The lived experiences of migrants are rarely uniform, and historians must resist homogenizing them into a single narrative. They strive to present a spectrum: seasonal workers who return yearly to their families; professionals who navigate credential recognition; refugees who rebuild support networks amid uncertainty. Each story reveals a different facet of the migration phenomenon, yet together they form a coherent picture of adaptation and agency. By foregrounding specificity—the clash of dialects in a classroom, the scent of a kitchen that smells of homeland—the archive remains intimate and memorable, inviting readers to metabolize complexity rather than simplify it.
Community-centered storytelling also strengthens cultural continuity. Local artists, musicians, and dancers translate memories into performances that travel beyond classrooms or archives. Festivals, exhibitions, and public readings turn private recollections into shared celebrations, reinforcing pride and belonging. In these moments, migrants become not merely subjects of study but active custodians of heritage, shaping how future generations perceive identity, belonging, and responsibility. The storyteller’s role thus extends into public life, guiding conversations about diversity as a living practice rather than a theoretical ideal.
The ethical responsibilities of storytellers are substantial. They must navigate risks of misrepresentation, sensationalism, or cultural extraction. Respect for consent, fair attribution, and ongoing dialogue with communities safeguards integrity. Funders and institutions can support long-term archives by funding sustainable storage, open access, and community-led governance. When communities decide what to preserve and how to present it, the knowledge becomes more resilient and less extractive. The best narratives honor both individual memory and collective history, acknowledging that migration is not a single event but a series of moments that shape families, neighborhoods, and nations.

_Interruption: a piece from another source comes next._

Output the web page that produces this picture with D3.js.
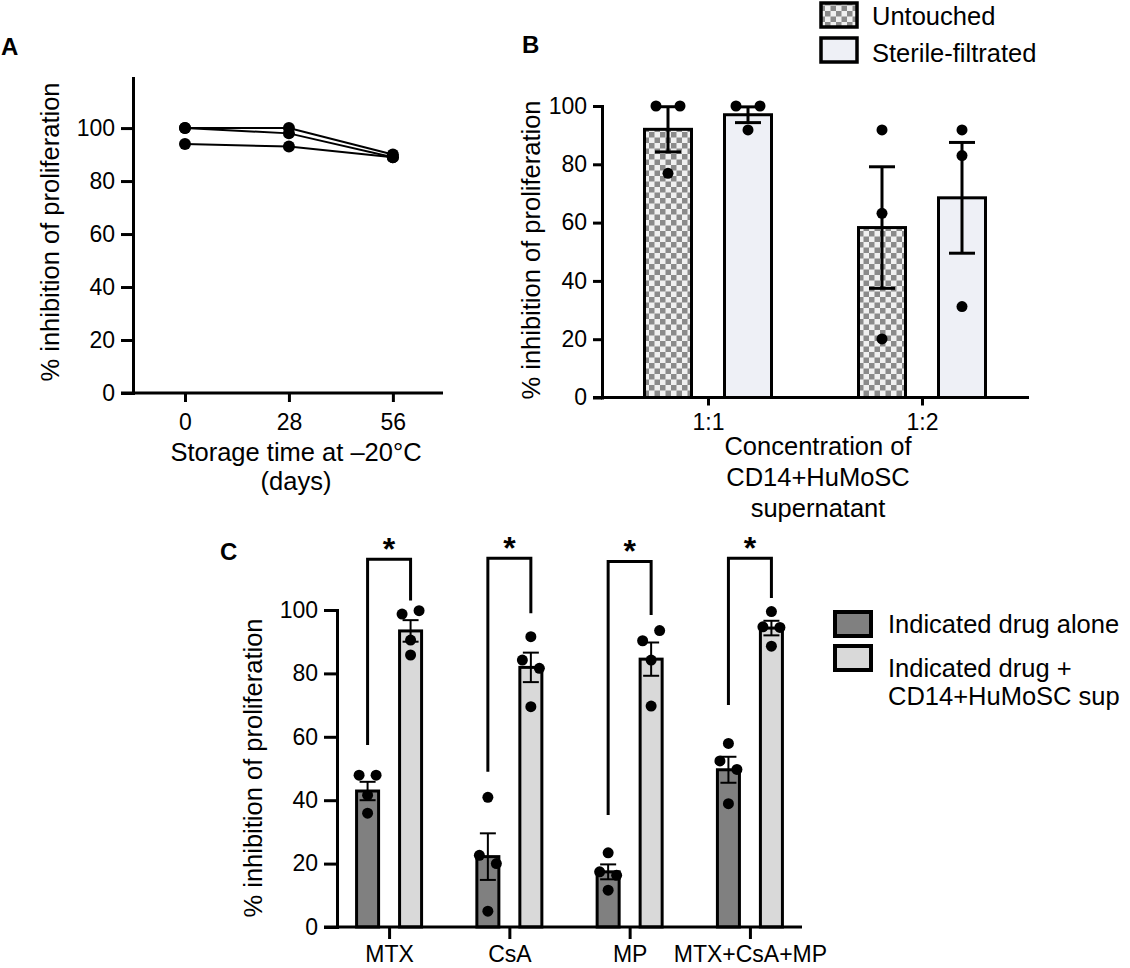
<!DOCTYPE html>
<html>
<head>
<meta charset="utf-8">
<script src="https://cdn.jsdelivr.net/npm/d3@7"></script>
<style>
body { margin: 0; background: #fff; }
svg { display: block; font-family: "Liberation Sans", Arial, sans-serif; }
.axis { font-family: "Liberation Sans", Arial, sans-serif; }
.axis path, .axis line { stroke: #000; stroke-width: 3; }
.axis text { font-size: 23px; fill: #000; }
.ttl { font-size: 25.5px; fill: #000; }
.lbl { font-size: 24px; font-weight: bold; fill: #000; }
</style>
</head>
<body>
<svg></svg>
<script>
// ---- data ----
// panel A: storage time
const daysA = [0, 28, 56];
const donorsA = [
    [100, 100, 90],
    [100, 98, 89],
    [94, 93, 89]
];
const ticksY = [0, 20, 40, 60, 80, 100];

// panel B: supernatant concentration
const concB = ["1:1", "1:2"];
const groupsB = ["Untouched", "Sterile-filtrated"];
const meanUntouched = [92, 58.3];
const semUntouched = [7.75, 20.85];
const ptsUntouched = [[100, 100, 76.9], [91.8, 63.2, 20.1]];
const meanSterile = [97, 68.5];
const semSterile = [2.7, 19];
const ptsSterile = [[100, 100, 91.8], [91.8, 83, 31.2]];

// panel C: drugs
const drugsC = ["MTX", "CsA", "MP", "MTX+CsA+MP"];
const meanAlone = [42.9, 22.2, 17.4, 49.6];
const semAlone = [2.9, 7.35, 2.35, 4.1];
const ptsAlone = [[47.9, 47.9, 41.6, 35.9], [40.9, 22.6, 20, 5], [23.4, 17.4, 16.3, 11.6], [57.9, 52.4, 49.7, 38.9]];
const meanSup = [93.4, 81.9, 84.5, 94.3];
const semSup = [3.4, 4.65, 5.25, 2.3];
const ptsSup = [[98.7, 99.8, 90.5, 85.8], [91.6, 84.2, 81.6, 69.5], [90.3, 93.5, 84.2, 69.7], [99.5, 94.7, 94.5, 88.6]];
const sigLeft = [57.4, 49, 35.3, 70];
const sigRight = [103, 99, 98.4, 103.8];
const sigTop = [116, 116.3, 115.3, 116.3];
const sigText = ["*", "*", "*", "*"];

const svg = d3.select("svg").attr("width", 1130).attr("height", 968);
svg.append("rect").attr("width", 1130).attr("height", 968).attr("fill", "#fff");

var defs = svg.append("defs");
var pat = defs.append("pattern").attr("id", "checker")
    .attr("patternUnits", "userSpaceOnUse").attr("width", 11).attr("height", 11);
pat.append("rect").attr("width", 11).attr("height", 11).attr("fill", "#f0f0f0");
pat.append("rect").attr("width", 5.5).attr("height", 5.5).attr("fill", "#8a8a8a");
pat.append("rect").attr("x", 5.5).attr("y", 5.5).attr("width", 5.5).attr("height", 5.5).attr("fill", "#8a8a8a");

// spread dots that would overlap, centred on the bar
function swarm(vals, y, gap, step) {
    const order = vals.map((v, i) => i).sort((a, b) => vals[b] - vals[a]);
    const off = vals.map(() => 0);
    let cl = [];
    const flush = () => {
        cl.sort((a, b) => a - b).forEach((k, j) => off[k] = (j - (cl.length - 1) / 2) * step);
        cl = [];
    };
    order.forEach(k => {
        if (cl.length && Math.abs(y(vals[k]) - y(vals[cl[cl.length - 1]])) >= gap) flush();
        cl.push(k);
    });
    flush();
    return off;
}

function leftAxis(y, x0, tick) {
    var g = svg.append("g").attr("class", "axis").attr("transform", `translate(${x0},0)`)
        .call(d3.axisLeft(y).tickValues(ticksY).tickSize(tick).tickPadding(6).tickSizeOuter(0));
    g.attr("font-size", null).attr("font-family", null);
    g.select(".domain").attr("stroke-linecap", "square");
    return g;
}

function bottomAxis(x, y0, x1, x2, tick, pad, vals) {
    svg.append("line").attr("x1", x1).attr("x2", x2).attr("y1", y0).attr("y2", y0)
        .attr("stroke", "#000").attr("stroke-width", 3);
    var ax = d3.axisBottom(x).tickSize(tick).tickPadding(pad).tickSizeOuter(0);
    if (vals) ax.tickValues(vals);
    var g = svg.append("g").attr("class", "axis").attr("transform", `translate(0,${y0})`).call(ax);
    g.attr("font-size", null).attr("font-family", null);
    g.select(".domain").remove();
    return g;
}

function yTitle(x, y) {
    svg.append("text").attr("class", "ttl").attr("text-anchor", "middle")
        .attr("transform", `translate(${x},${y}) rotate(-90)`)
        .text("% inhibition of proliferation");
}

function errBar(x, y, m, s, cap, w) {
    var g = svg.append("g").attr("stroke", "#000").attr("stroke-width", w);
    g.append("line").attr("x1", x).attr("x2", x).attr("y1", y(m - s)).attr("y2", y(m + s));
    g.append("line").attr("x1", x - cap / 2).attr("x2", x + cap / 2).attr("y1", y(m + s)).attr("y2", y(m + s));
    g.append("line").attr("x1", x - cap / 2).attr("x2", x + cap / 2).attr("y1", y(m - s)).attr("y2", y(m - s));
}

// ---- panel A ----
var xA = d3.scaleLinear().domain([-14, 69.5]).range([133, 443]);
var yA = d3.scaleLinear().domain([0, 118.9]).range([393, 78]);
svg.append("text").attr("class", "lbl").attr("x", 1).attr("y", 55).text("A");
leftAxis(yA, 133, 12);
bottomAxis(xA, 393, 121, 443, 9, 12, daysA);
yTitle(59, 232);
svg.append("text").attr("class", "ttl").attr("text-anchor", "middle").attr("x", 296).attr("y", 461).text("Storage time at \u201320\u00b0C");
svg.append("text").attr("class", "ttl").attr("text-anchor", "middle").attr("x", 296).attr("y", 490).text("(days)");

var line = d3.line().x((d, i) => xA(daysA[i])).y(d => yA(d));
svg.selectAll(".donor").data(donorsA).enter().append("path")
    .attr("class", "donor").attr("d", line).attr("fill", "none")
    .attr("stroke", "#000").attr("stroke-width", 2);
donorsA.forEach(row => {
    svg.selectAll(null).data(row).enter().append("circle")
        .attr("cx", (d, i) => xA(daysA[i])).attr("cy", d => yA(d)).attr("r", 6).attr("fill", "#000");
});

// ---- panel B ----
var xB = d3.scalePoint().domain(concB).range([601, 1029]).padding(0.5);
var subB = d3.scaleBand().domain(groupsB).range([-63.5, 63.5]).paddingInner(0.4125);
var yB = d3.scaleLinear().domain([0, 100]).range([397.5, 106]);
var fillB = { "Untouched": "url(#checker)", "Sterile-filtrated": "#eef0f6" };
var barsB = [
    { g: "Untouched", mean: meanUntouched, sem: semUntouched, pts: ptsUntouched },
    { g: "Sterile-filtrated", mean: meanSterile, sem: semSterile, pts: ptsSterile }
];
svg.append("text").attr("class", "lbl").attr("x", 522).attr("y", 53).text("B");

barsB.forEach(s => {
    concB.forEach((c, i) => {
        var cx = xB(c) + subB(s.g) + subB.bandwidth() / 2;
        svg.append("rect").attr("x", xB(c) + subB(s.g)).attr("width", subB.bandwidth())
            .attr("y", yB(s.mean[i])).attr("height", yB(0) - yB(s.mean[i]))
            .attr("fill", fillB[s.g]).attr("stroke", "#000").attr("stroke-width", 3);
        errBar(cx, yB, s.mean[i], s.sem[i], 26, 3);
        var off = swarm(s.pts[i], yB, 12, 24);
        svg.selectAll(null).data(s.pts[i]).enter().append("circle")
            .attr("cx", (d, j) => cx + off[j]).attr("cy", d => yB(d)).attr("r", 5.5).attr("fill", "#000");
    });
});
leftAxis(yB, 602, 9);
bottomAxis(xB, 397.5, 593, 1029, 8, 8);
yTitle(540, 250);
["Concentration of", "CD14+HuMoSC", "supernatant"].forEach((t, i) => {
    svg.append("text").attr("class", "ttl").attr("text-anchor", "middle")
        .attr("x", 818).attr("y", 455 + i * 31).text(t);
});

// legend B
groupsB.forEach((g, i) => {
    svg.append("rect").attr("x", 821).attr("y", 3 + i * 35).attr("width", 36).attr("height", 24)
        .attr("fill", fillB[g]).attr("stroke", "#000").attr("stroke-width", 3.5);
    svg.append("text").attr("class", "ttl").attr("x", 872).attr("y", 25 + i * 37).text(g);
});

// ---- panel C ----
var xC = d3.scalePoint().domain(drugsC).range([337, 802]).padding(0.433);
var subC = d3.scaleBand().domain(["alone", "sup"]).range([-32.5, 32.5]).paddingInner(0.488);
var yC = d3.scaleLinear().domain([0, 100]).range([927, 610]);
var fillC = { alone: "#808080", sup: "#d9d9d9" };
var barsC = [
    { g: "alone", mean: meanAlone, sem: semAlone, pts: ptsAlone },
    { g: "sup", mean: meanSup, sem: semSup, pts: ptsSup }
];
svg.append("text").attr("class", "lbl").attr("x", 220).attr("y", 560).text("C");

barsC.forEach(s => {
    drugsC.forEach((c, i) => {
        var cx = xC(c) + subC(s.g) + subC.bandwidth() / 2;
        svg.append("rect").attr("x", xC(c) + subC(s.g)).attr("width", subC.bandwidth())
            .attr("y", yC(s.mean[i])).attr("height", yC(0) - yC(s.mean[i]))
            .attr("fill", fillC[s.g]).attr("stroke", "#000").attr("stroke-width", 3);
        errBar(cx, yC, s.mean[i], s.sem[i], 16, 2);
        var off = swarm(s.pts[i], yC, 12, 17);
        svg.selectAll(null).data(s.pts[i]).enter().append("circle")
            .attr("cx", (d, j) => cx + off[j]).attr("cy", d => yC(d)).attr("r", 5.5).attr("fill", "#000");
    });
});

// significance brackets
drugsC.forEach((c, i) => {
    var xl = xC(c) + subC("alone") + subC.bandwidth() / 2;
    var xr = xC(c) + subC("sup") + subC.bandwidth() / 2;
    svg.append("path")
        .attr("d", `M${xl},${yC(sigLeft[i])}V${yC(sigTop[i])}H${xr}V${yC(sigRight[i])}`)
        .attr("fill", "none").attr("stroke", "#000").attr("stroke-width", 3);
    svg.append("text").attr("x", (xl + xr) / 2).attr("y", yC(sigTop[i]) + 1)
        .attr("text-anchor", "middle").attr("font-size", "32px").attr("font-weight", "bold")
        .text(sigText[i]);
});

leftAxis(yC, 337, 13);
bottomAxis(xC, 927, 324, 802, 12, 6.5);
yTitle(262, 768);

// legend C
var legC = [["Indicated drug alone"], ["Indicated drug +", "CD14+HuMoSC sup"]];
["alone", "sup"].forEach((g, i) => {
    svg.append("rect").attr("x", 835).attr("y", 612 + i * 34).attr("width", 36).attr("height", 24)
        .attr("fill", fillC[g]).attr("stroke", "#000").attr("stroke-width", 4);
    legC[i].forEach((t, j) => {
        svg.append("text").attr("class", "ttl").attr("x", 888).attr("y", 633 + i * 44 + j * 28).text(t);
    });
});
</script>
</body>
</html>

Looking ahead, the role of storytellers and oral historians remains essential as societies confront rapid change. In classrooms and courthouses, in kitchens and transit hubs, oral histories give texture to policy debates, enriching understanding with human faces and voices. They encourage empathy, critical thinking, and civic participation by showing how migration reshapes language, work, religion, and customs over time. As generations inherit these stories, they are invited to protect, reframe, and extend them—ensuring that migrant experiences are not forgotten but continually reinterpreted, revalidated, and renewed for fresh challenges and opportunities.